The Australian Dollar reached its highest since 1983 against the greenback on sudden increase in Australian Interest rate. The negative news of monetary easing further contributed to weakening of the US dollar against the Australian dollar.
The Australian dollar surged 1.4 percent to $1.0001 against the greenback however resistance has been seen at $1.0015.
Australian cash rate was increased by 25 basis points to 4.75 percent which resulted in the currency hike making Australian dollar cross $1.0013, the highest since 1983. The sudden increase in interest rates is implemented by Reserve Bank of Australia as measure to control increasing inflation.
On the other hand Federal Reserve in United States is focusing towards easing the monetary policy as a measure to stimulate the slowing economy. Most Analysts believe that the easing of monetary policy by Federal Reserve will further weaken the US dollar resulting in more depreciation against the Australian Currency.

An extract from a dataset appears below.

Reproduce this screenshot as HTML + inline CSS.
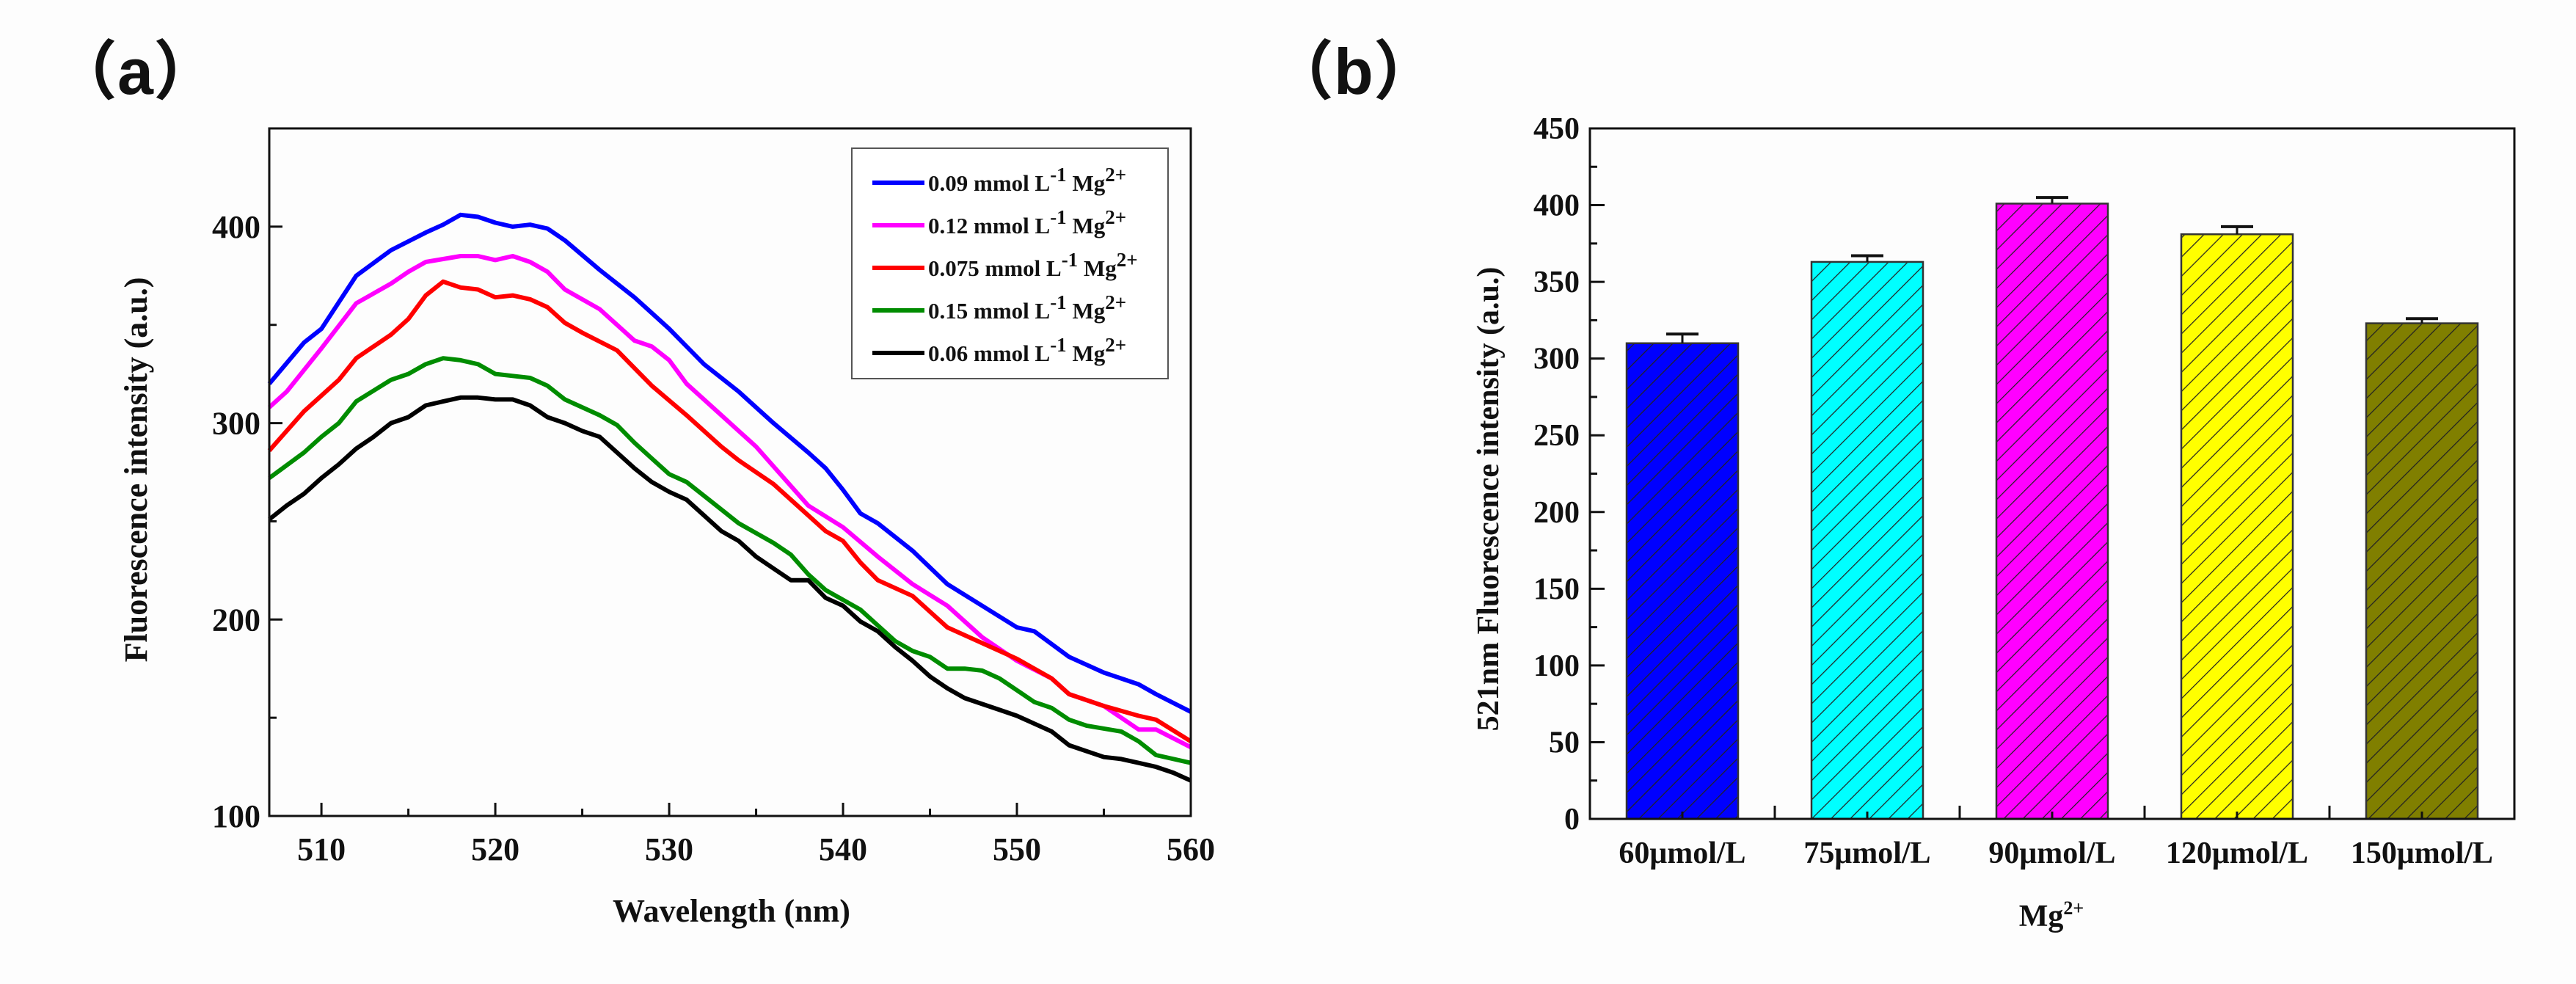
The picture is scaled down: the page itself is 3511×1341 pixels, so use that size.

Chief currency strategist Carl Hammer at SEB in Stockholm stated, “We’re entering uncharted territory, but the Aussie has staying power up here, we see it trade above parity in the mid-term, as there’s also the issue of general dollar selling.”
However some traders expect the US dollar to rebound in anticipation of US midterm elections. Market on the other hand is also extremely short of dollars and Federal Reserve looking forward to purchase at least $500 billion worth of treasury bonds in next few months. The bond purchases are expected to create more uncertainty and it is expected the US dollar will remain volatile.